Exercise task >>
Would you repeat the listing exactly but omit every picture?

+---+

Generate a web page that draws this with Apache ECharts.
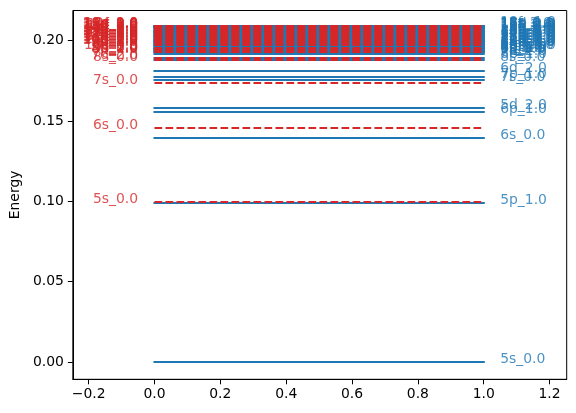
<!DOCTYPE html>
<html>
<head>
<meta charset="utf-8">
<script src="https://cdn.jsdelivr.net/npm/echarts@6/dist/echarts.min.js"></script>
<style>
  html, body { margin: 0; padding: 0; background: #fff; }
  #chart { width: 576px; height: 413px; }
</style>
</head>
<body>
<div id="chart"></div>
<script>
// ---- data ----
const blueEnergy = [
  0.0000, 0.0991, 0.1396, 0.1557, 0.1582, 0.1754, 0.1775, 0.1811, 0.1879, 0.1896, 0.1915,
  0.1929, 0.1933, 0.1938, 0.1943, 0.1948, 0.1952, 0.1957, 0.1961, 0.1966, 0.1971,
  0.1976, 0.1980, 0.1985, 0.1990, 0.1994, 0.1999, 0.2004, 0.2008, 0.2013, 0.2017,
  0.2022, 0.2027, 0.2032, 0.2036, 0.2041, 0.2046, 0.2050, 0.2055, 0.2060, 0.2064,
  0.2069, 0.2073, 0.2078, 0.2082, 0.2085, 0.2088, 0.2091, 0.2093, 0.2095
];
const blueLabels = [
  "5s_0.0", "5p_1.0", "6s_0.0", "6p_1.0", "5d_2.0", "7s_0.0", "7p_1.0", "6d_2.0", "8s_0.0", "8p_1.0", "7d_2.0",
  "9s_0.0", "4f_3.0", "9p_1.0", "8d_2.0", "5f_3.0", "10s_0.0", "10p_1.0", "9d_2.0", "6f_3.0", "11s_0.0",
  "11p_1.0", "10d_2.0", "7f_3.0", "12s_0.0", "12p_1.0", "11d_2.0", "8f_3.0", "13s_0.0", "13p_1.0", "12d_2.0",
  "9f_3.0", "14s_0.0", "14p_1.0", "13d_2.0", "10f_3.0", "15s_0.0", "15p_1.0", "14d_2.0", "11f_3.0", "16s_0.0",
  "16p_1.0", "15d_2.0", "12f_3.0", "17s_0.0", "17p_1.0", "16d_2.0", "13f_3.0", "18s_0.0", "18p_1.0"
];
const redEnergy = [
  0.0998, 0.1458, 0.1738, 0.1879, 0.1895,
  0.1929, 0.1933, 0.1938, 0.1943, 0.1948, 0.1954, 0.1976, 0.1980, 0.1985, 0.1990,
  0.1994, 0.1999, 0.2004, 0.2008, 0.2013, 0.2017, 0.2022, 0.2027, 0.2032, 0.2036,
  0.2041, 0.2046, 0.2050, 0.2055, 0.2060, 0.2064, 0.2069, 0.2073, 0.2078, 0.2082,
  0.2085, 0.2088, 0.2091, 0.2094
];
const redLabels = [
  "5s_0.0", "6s_0.0", "7s_0.0", "8s_0.0", "7d_2.0",
  "8p_1.0", "9s_0.0", "8d_2.0", "7f_3.0", "9p_1.0", "10s_0.0", "9d_2.0", "8f_3.0", "10p_1.0", "11s_0.0",
  "10d_2.0", "9f_3.0", "11p_1.0", "12s_0.0", "11d_2.0", "10f_3.0", "12p_1.0", "13s_0.0", "12d_2.0", "11f_3.0",
  "13p_1.0", "14s_0.0", "13d_2.0", "12f_3.0", "14p_1.0", "15s_0.0", "14d_2.0", "13f_3.0", "15p_1.0", "16s_0.0",
  "15d_2.0", "14f_3.0", "16p_1.0", "17s_0.0"
];
const xTicks = [-0.2, 0.0, 0.2, 0.4, 0.6, 0.8, 1.0, 1.2];
const yTicks = [0.00, 0.05, 0.10, 0.15, 0.20];
const levelStart = 0, levelEnd = 1;
const blueLabelX = 1.05, redLabelX = -0.05;

// ---- chart ----
const FONT = 'DejaVu Sans';
const FS = 13.9;
const BLUE = '#1f77b4', RED = '#d62728';
const chart = echarts.init(document.getElementById('chart'), null, { renderer: 'canvas' });

const option = {
  animation: false,
  backgroundColor: '#ffffff',
  grid: {
    left: 70.7, right: 9.3, top: 10.5, bottom: 33.7,
    show: true, borderColor: '#000', borderWidth: 1, backgroundColor: 'transparent',
    containLabel: false
  },
  xAxis: {
    type: 'value', min: -0.248, max: 1.252,
    splitLine: { show: false },
    axisLine: { show: true, onZero: false, lineStyle: { color: '#000', width: 1 } },
    axisTick: { show: true, length: 5, customValues: xTicks, lineStyle: { color: '#000', width: 1 } },
    axisLabel: {
      customValues: xTicks, margin: 8, color: '#000', fontSize: FS, fontFamily: FONT,
      formatter: v => v.toFixed(1).replace('-', '\u2212')
    }
  },
  yAxis: {
    type: 'value', min: -0.0108, max: 0.2187,
    name: 'Energy', nameLocation: 'middle', nameGap: 49, nameRotate: 90,
    nameTextStyle: { color: '#000', fontSize: FS, fontFamily: FONT },
    splitLine: { show: false },
    axisLine: { show: true, onZero: false, lineStyle: { color: '#000', width: 1 } },
    axisTick: { show: true, length: 5, customValues: yTicks, lineStyle: { color: '#000', width: 1 } },
    axisLabel: {
      customValues: yTicks, margin: 9, color: '#000', fontSize: FS, fontFamily: FONT,
      formatter: v => v.toFixed(2)
    }
  },
  series: [
    {
      type: 'lines', coordinateSystem: 'cartesian2d', polyline: false, silent: true, z: 2,
      lineStyle: { color: BLUE, width: 2.08, opacity: 1, cap: 'square' },
      data: blueEnergy.map(e => ({ coords: [[levelStart, e], [levelEnd, e]] }))
    },
    {
      type: 'lines', coordinateSystem: 'cartesian2d', polyline: false, silent: true, z: 3,
      lineStyle: { color: RED, width: 2.08, opacity: 1, type: [7.7, 3.3], cap: 'butt' },
      data: redEnergy.map(e => ({ coords: [[levelStart, e], [levelEnd, e]] }))
    },
    {
      type: 'scatter', symbolSize: 0, silent: true, z: 5,
      data: blueEnergy.map((e, i) => [blueLabelX, e, blueLabels[i]]),
      label: {
        show: true, position: 'right', distance: 0, offset: [0, -2.5],
        formatter: p => p.data[2], color: BLUE, fontSize: FS, fontFamily: FONT
      },
      emphasis: { disabled: true }
    },
    {
      type: 'scatter', symbolSize: 0, silent: true, z: 5,
      data: redEnergy.map((e, i) => [redLabelX, e, redLabels[i]]),
      label: {
        show: true, position: 'left', distance: 0, offset: [0, -2.5],
        formatter: p => p.data[2], color: RED, fontSize: FS, fontFamily: FONT
      },
      emphasis: { disabled: true }
    }
  ]
};
chart.setOption(option);
</script>
</body>
</html>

+---+

Worked solution >>
Generate a web page that draws this with Apache ECharts.
<!DOCTYPE html>
<html>
<head>
<meta charset="utf-8">
<script src="https://cdn.jsdelivr.net/npm/echarts@6/dist/echarts.min.js"></script>
<style>
  html, body { margin: 0; padding: 0; background: #fff; }
  #chart { width: 576px; height: 413px; }
</style>
</head>
<body>
<div id="chart"></div>
<script>
// ---- data ----
const blueEnergy = [
  0.0000, 0.0991, 0.1396, 0.1557, 0.1582, 0.1754, 0.1775, 0.1811, 0.1879, 0.1896, 0.1915,
  0.1929, 0.1933, 0.1938, 0.1943, 0.1948, 0.1952, 0.1957, 0.1961, 0.1966, 0.1971,
  0.1976, 0.1980, 0.1985, 0.1990, 0.1994, 0.1999, 0.2004, 0.2008, 0.2013, 0.2017,
  0.2022, 0.2027, 0.2032, 0.2036, 0.2041, 0.2046, 0.2050, 0.2055, 0.2060, 0.2064,
  0.2069, 0.2073, 0.2078, 0.2082, 0.2085, 0.2088, 0.2091, 0.2093, 0.2095
];
const blueLabels = [
  "5s_0.0", "5p_1.0", "6s_0.0", "6p_1.0", "5d_2.0", "7s_0.0", "7p_1.0", "6d_2.0", "8s_0.0", "8p_1.0", "7d_2.0",
  "9s_0.0", "4f_3.0", "9p_1.0", "8d_2.0", "5f_3.0", "10s_0.0", "10p_1.0", "9d_2.0", "6f_3.0", "11s_0.0",
  "11p_1.0", "10d_2.0", "7f_3.0", "12s_0.0", "12p_1.0", "11d_2.0", "8f_3.0", "13s_0.0", "13p_1.0", "12d_2.0",
  "9f_3.0", "14s_0.0", "14p_1.0", "13d_2.0", "10f_3.0", "15s_0.0", "15p_1.0", "14d_2.0", "11f_3.0", "16s_0.0",
  "16p_1.0", "15d_2.0", "12f_3.0", "17s_0.0", "17p_1.0", "16d_2.0", "13f_3.0", "18s_0.0", "18p_1.0"
];
const redEnergy = [
  0.0998, 0.1458, 0.1738, 0.1879, 0.1895,
  0.1929, 0.1933, 0.1938, 0.1943, 0.1948, 0.1954, 0.1976, 0.1980, 0.1985, 0.1990,
  0.1994, 0.1999, 0.2004, 0.2008, 0.2013, 0.2017, 0.2022, 0.2027, 0.2032, 0.2036,
  0.2041, 0.2046, 0.2050, 0.2055, 0.2060, 0.2064, 0.2069, 0.2073, 0.2078, 0.2082,
  0.2085, 0.2088, 0.2091, 0.2094
];
const redLabels = [
  "5s_0.0", "6s_0.0", "7s_0.0", "8s_0.0", "7d_2.0",
  "8p_1.0", "9s_0.0", "8d_2.0", "7f_3.0", "9p_1.0", "10s_0.0", "9d_2.0", "8f_3.0", "10p_1.0", "11s_0.0",
  "10d_2.0", "9f_3.0", "11p_1.0", "12s_0.0", "11d_2.0", "10f_3.0", "12p_1.0", "13s_0.0", "12d_2.0", "11f_3.0",
  "13p_1.0", "14s_0.0", "13d_2.0", "12f_3.0", "14p_1.0", "15s_0.0", "14d_2.0", "13f_3.0", "15p_1.0", "16s_0.0",
  "15d_2.0", "14f_3.0", "16p_1.0", "17s_0.0"
];
const xTicks = [-0.2, 0.0, 0.2, 0.4, 0.6, 0.8, 1.0, 1.2];
const yTicks = [0.00, 0.05, 0.10, 0.15, 0.20];
const levelStart = 0, levelEnd = 1;
const blueLabelX = 1.05, redLabelX = -0.05;

// ---- chart ----
const FONT = 'DejaVu Sans';
const FS = 13.9;
const BLUE = '#1f77b4', RED = '#d62728';
const chart = echarts.init(document.getElementById('chart'), null, { renderer: 'canvas' });

const option = {
  animation: false,
  backgroundColor: '#ffffff',
  grid: {
    left: 70.7, right: 9.3, top: 10.5, bottom: 33.7,
    show: true, borderColor: '#000', borderWidth: 1, backgroundColor: 'transparent',
    containLabel: false
  },
  xAxis: {
    type: 'value', min: -0.248, max: 1.252,
    splitLine: { show: false },
    axisLine: { show: true, onZero: false, lineStyle: { color: '#000', width: 1 } },
    axisTick: { show: true, length: 5, customValues: xTicks, lineStyle: { color: '#000', width: 1 } },
    axisLabel: {
      customValues: xTicks, margin: 8, color: '#000', fontSize: FS, fontFamily: FONT,
      formatter: v => v.toFixed(1).replace('-', '\u2212')
    }
  },
  yAxis: {
    type: 'value', min: -0.0108, max: 0.2187,
    name: 'Energy', nameLocation: 'middle', nameGap: 49, nameRotate: 90,
    nameTextStyle: { color: '#000', fontSize: FS, fontFamily: FONT },
    splitLine: { show: false },
    axisLine: { show: true, onZero: false, lineStyle: { color: '#000', width: 1 } },
    axisTick: { show: true, length: 5, customValues: yTicks, lineStyle: { color: '#000', width: 1 } },
    axisLabel: {
      customValues: yTicks, margin: 9, color: '#000', fontSize: FS, fontFamily: FONT,
      formatter: v => v.toFixed(2)
    }
  },
  series: [
    {
      type: 'lines', coordinateSystem: 'cartesian2d', polyline: false, silent: true, z: 2,
      lineStyle: { color: BLUE, width: 2.08, opacity: 1, cap: 'square' },
      data: blueEnergy.map(e => ({ coords: [[levelStart, e], [levelEnd, e]] }))
    },
    {
      type: 'lines', coordinateSystem: 'cartesian2d', polyline: false, silent: true, z: 3,
      lineStyle: { color: RED, width: 2.08, opacity: 1, type: [7.7, 3.3], cap: 'butt' },
      data: redEnergy.map(e => ({ coords: [[levelStart, e], [levelEnd, e]] }))
    },
    {
      type: 'scatter', symbolSize: 0, silent: true, z: 5,
      data: blueEnergy.map((e, i) => [blueLabelX, e, blueLabels[i]]),
      label: {
        show: true, position: 'right', distance: 0, offset: [0, -2.5],
        formatter: p => p.data[2], color: BLUE, fontSize: FS, fontFamily: FONT
      },
      emphasis: { disabled: true }
    },
    {
      type: 'scatter', symbolSize: 0, silent: true, z: 5,
      data: redEnergy.map((e, i) => [redLabelX, e, redLabels[i]]),
      label: {
        show: true, position: 'left', distance: 0, offset: [0, -2.5],
        formatter: p => p.data[2], color: RED, fontSize: FS, fontFamily: FONT
      },
      emphasis: { disabled: true }
    }
  ]
};
chart.setOption(option);
</script>
</body>
</html>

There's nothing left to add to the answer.